それは国語の教師だからというわけでもなく、仕事が何であろうが文学との距離感は変わらなかったであろう。国語の教師を生業としたことで接する機会があった作品は数知れないが、そうでなくとも出会っていた作品の方が多い。
それでも時に、そんな自分がマイノリティーであると自覚させられる瞬間がある。取り立てて言うほどもないくらい自然にその価値を認めていることに、多くの人が価値を見出していないことに驚くのである。
僕はアイドルにもバンドにもあまり興味がないが、それらに価値があることは知っている。そして、その価値に接する機会があれば嬉しく思うし、それなりに楽しいと感じることができる。
だが、世の中には文学というものの価値からあまりにも大きく隔たっている人が多いことを知る。一年の間に、ひと作品も本に触れない人がいることを想像すらできなかった。
僕の以前の同僚の一人がそんな人間で、それを知ったとき心から驚いた。この世に生を受けて三十年以上経っていたのに、初めて知ったのだ。
そのくらいに自然に、僕は学校教育から社会人にかけて、本と接してきた。文学が傍らにあった。
そんな僕にとって、この世界はけっこうな恐怖であった。
それでも、この世界に僕はたった一人というわけではなく、僕と同じように当たり前に本のある世界で生きている人もいることは知っていた。ただ、たまに怖くなるのだ。もしかしたら、僕は一人なのではないかと。特別な、特殊な存在なのではないかと。
そんな恐怖を緩和してくれたのが、文学フリマの存在だった。
そこには、商業的に求められているかどうかとか、どんな経済的な価値があるかとか関係なしに、思いおもいの作品があった。

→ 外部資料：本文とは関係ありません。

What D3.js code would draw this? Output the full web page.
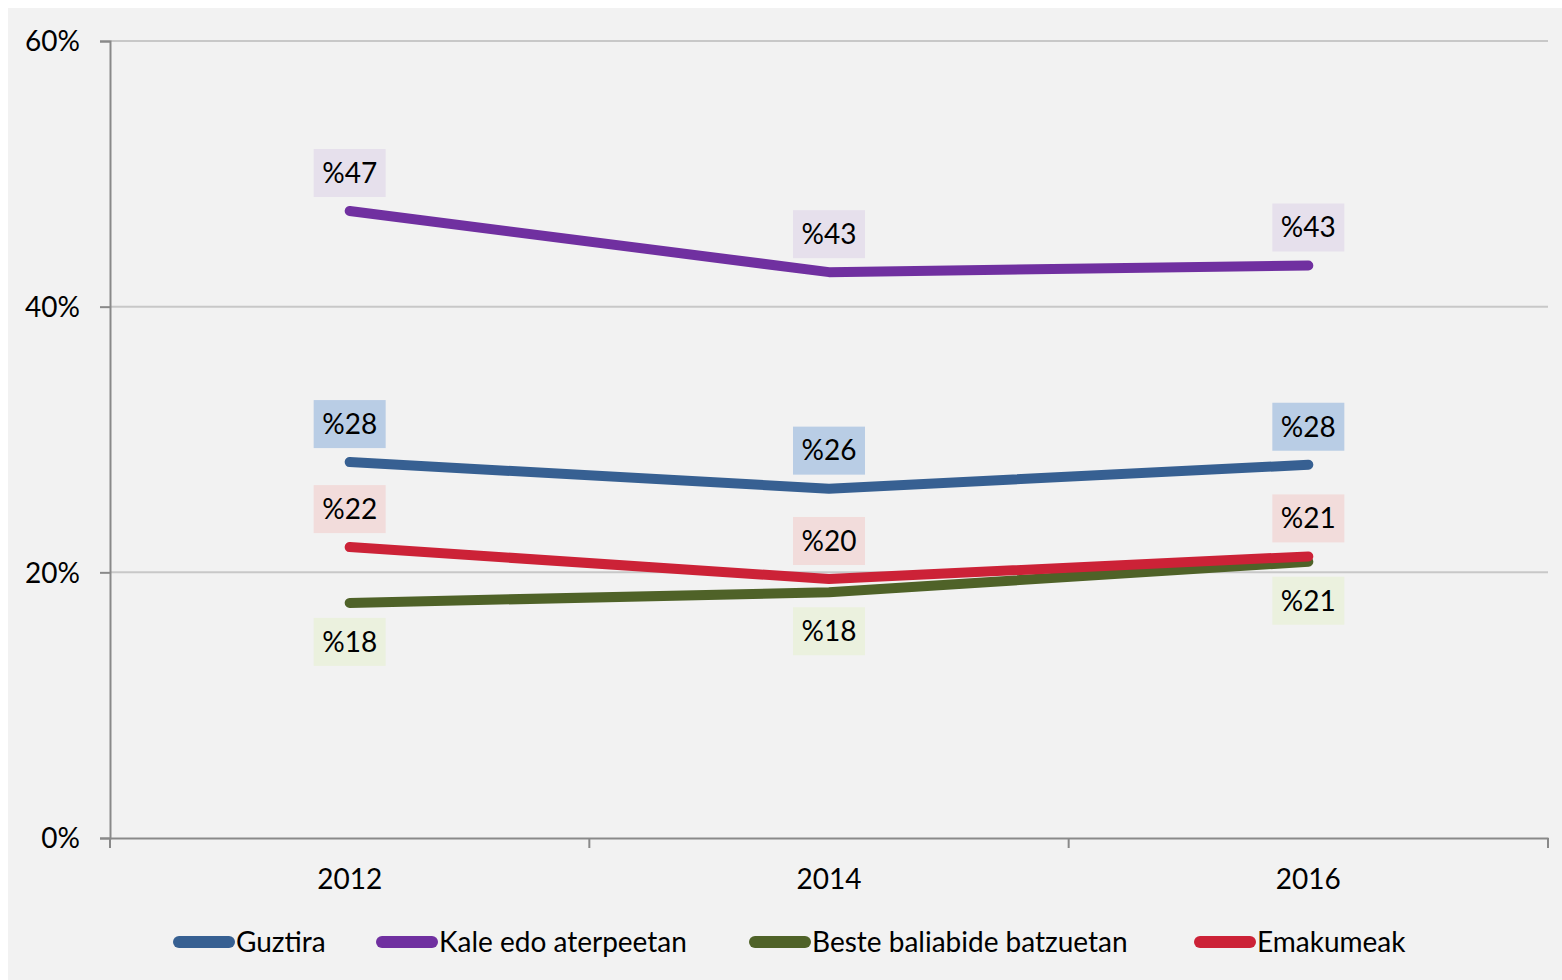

彼らは本の価値を知っている。もちろん誰かの目に留まって、ZINEが売れたら嬉しいだろう。
だが、それ以前に、その本を作らざるを得なかった衝動があるのだ。その本をこの世に生み出すことの価値を信じていて、それが他者からどのように価値づけられようとも、それを生み出すべきだと思っているのだ。
それは当然である。この世界に生まれなければ良かった本などない。誰かにとって何気なく生み出した本でも、それが誰かの命を救い、世界を変えることすらあるのだ。
世界は単純な数の論理では動いていない。とても複雑で予測不可能な動きの中で、本はその真価を発揮してきた。
我々はシェイクスピアや源氏物語がどのように世界を変えて来たかを容易に想像することができる。
多くの古典と呼ばれる作品だけでも、それがどれほど広く、どれほど先の時代にまで影響を与えてきたか。そして名前も残らぬ幾多の文学が反応しあって、今の僕たちの世界はつくられてきたのである。
だから、本を作る人々は知っているのだ。今自分が本を生み出すことの絶対的な価値を。それはこの世界にとって善きものであり、生み出すべきものであると。
洗濯物は、いつのまにか乾いているのである。それは乾くべきだからだ。それは洗った時からすでに自明のことである。予測可能な未来である。
本を生み出すこともまた、それは必然であり、自明のことである。その文学は書かれるべきだから書かれ、本になるべきだから成った。
文学を愛する者の一人として、時にその文学への信仰を疑ってしまうこともある。その頼りなさに心細くなることもある。
それでも、それが考察も及ばないほど自明のことで、愛すべき人類の営みであることを直観することによって、僕たちはまた本を作っていけるのだ。